If there was a quintessential tale of how great the cost was to change the cruel, inhumane conditions of American prisons from the inside, Martin Sostre’s heroic life of activism would be it.
First shackled in 1952 on drug possession charges, a streetwise Sostre joined the Nation of Islam and took up reading as a means to mentally rise above his physical incarceration.
It was this grab for intellectual liberation that changed prison culture and the rights of the incarcerated forever.
Serving a second drug sentence in the late 60s - later testimony proved he was framed - Sostre armed himself for a long fight. He studied history, philosophy, and law.
Throughout his bids, he outspokenly filed several lawsuits advocating for inmates’ rights to humane treatment. The retaliation for his boldness was brutal.
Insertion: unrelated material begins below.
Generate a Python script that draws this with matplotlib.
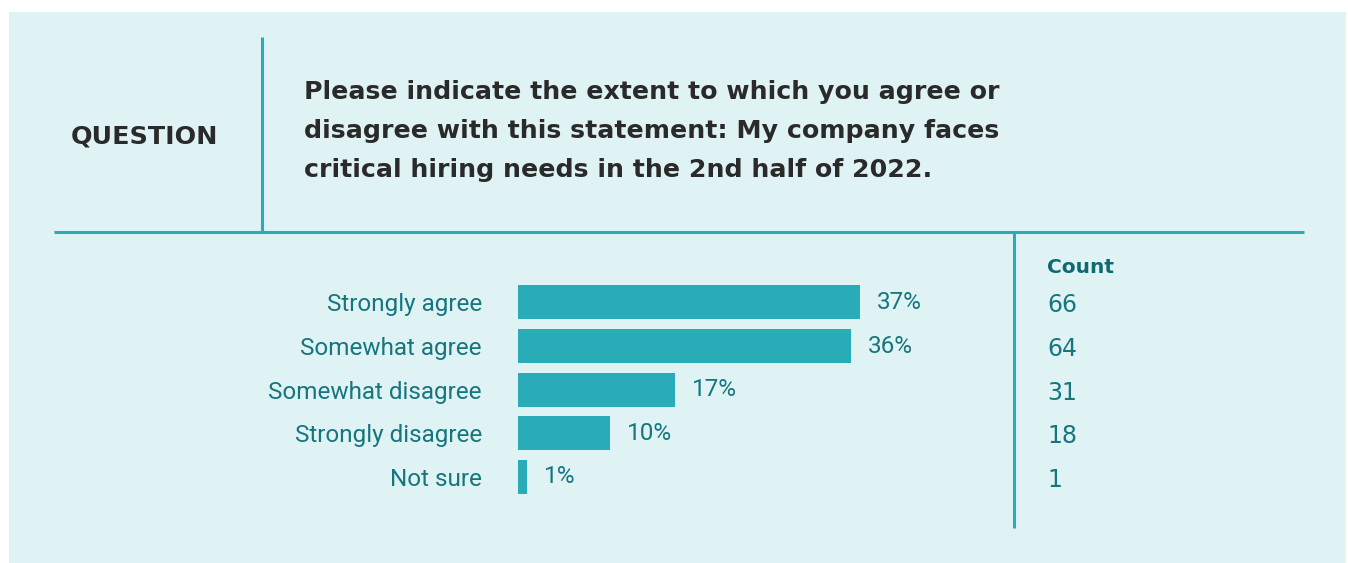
import matplotlib
matplotlib.use("Agg")
import matplotlib.pyplot as plt
from matplotlib.patches import Rectangle
from matplotlib.lines import Line2D

# Survey responses
categories = ["Strongly agree", "Somewhat agree", "Somewhat disagree",
              "Strongly disagree", "Not sure"]
percents = [37, 36, 17, 10, 1]
counts = [66, 64, 31, 18, 1]

question_label = "QUESTION"
question_text = ("Please indicate the extent to which you agree or\n"
                 "disagree with this statement: My company faces\n"
                 "critical hiring needs in the 2nd half of 2022.")
count_header = "Count"

W, H = 1348, 563
PANEL = "#DFF2F4"
TEAL = "#2AACB8"
LABEL = "#16767E"
HEAD = "#0E6A72"
DARK = "#2A2A2A"

fig = plt.figure(figsize=(W / 100, H / 100), dpi=100)
fig.patch.set_facecolor("white")

def fx(px):
    return px / W

def fy(py):
    return 1 - py / H

# background panel
fig.patches.append(Rectangle((fx(9), 0), fx(W - 9 - 2), fy(12), transform=fig.transFigure,
                             facecolor=PANEL, edgecolor="none", zorder=-5))

# divider lines
for (x0, y0, x1, y1) in [(262, 37, 262, 232), (54, 232, 1304, 232), (1014, 232, 1014, 528)]:
    fig.add_artist(Line2D([fx(x0), fx(x1)], [fy(y0), fy(y1)], transform=fig.transFigure,
                          color=TEAL, lw=2.2, solid_capstyle="butt", zorder=2))

# header texts
fig.text(fx(71), fy(136), question_label, fontsize=18.3, fontweight="bold",
         color=DARK, family="DejaVu Sans", va="center", ha="left")
fig.text(fx(304), fy(131), question_text, fontsize=18.2, fontweight="bold",
         color=DARK, family="DejaVu Sans", va="center", ha="left", linespacing=1.78)

# bar chart axes: left edge at bar origin
ax_left, ax_right = 518, 1000
ax_top, ax_bottom = 282, 500
ax = fig.add_axes([fx(ax_left), fy(ax_bottom), fx(ax_right - ax_left), (ax_bottom - ax_top) / H])
ax.set_zorder(3)
ax.set_facecolor("none")
px_per_pct = 342 / 37.0
ax.set_xlim(0, (ax_right - ax_left) / px_per_pct)
n = len(categories)
ypos = list(range(n))
ax.set_ylim(n - 0.5 + 0.03, -0.5 + 0.03)
ax.barh(ypos, percents, height=0.78, color=TEAL, edgecolor="none")
for spine in ax.spines.values():
    spine.set_visible(False)
ax.set_xticks([])
ax.set_yticks(ypos)
ax.set_yticklabels(categories, fontsize=17.5, color=LABEL, family="Roboto")
ax.tick_params(axis="y", length=0, pad=26)
for y, p in zip(ypos, percents):
    ax.annotate(f"{p}%", (p, y), xytext=(12, 0), textcoords="offset points",
                ha="left", va="center", fontsize=17.5, color=LABEL, family="Roboto")

# count column
fig.text(fx(1047), fy(267), count_header, fontsize=14.5, fontweight="bold",
         color=HEAD, family="DejaVu Sans", va="center", ha="left")
for y, c in zip(ypos, counts):
    ty = ax.transData.transform((0, y))[1]
    fig.text(fx(1047), ty / H - 3 / H, str(c), fontsize=17, color=LABEL,
             family="DejaVu Sans", va="center", ha="left")

fig.savefig("out.png", dpi=100, facecolor=fig.get_facecolor())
He endured a total of nine years of intermittent solitary confinement, just one of the insufferable practices he sought to reform, along with “censorship of inmates’ incoming mail [and] rectal examinations,” according to his New York Times obituary. Hyper-supervision came while serving his parole.
Ultimately, we owe Martin Sostre a great debt in the age of mass incarceration.
His monumental prison rights advocacy became the legal precedent used to challenge mistreatment and injustices at the hands of state agencies and institutions in federal civil rights courts.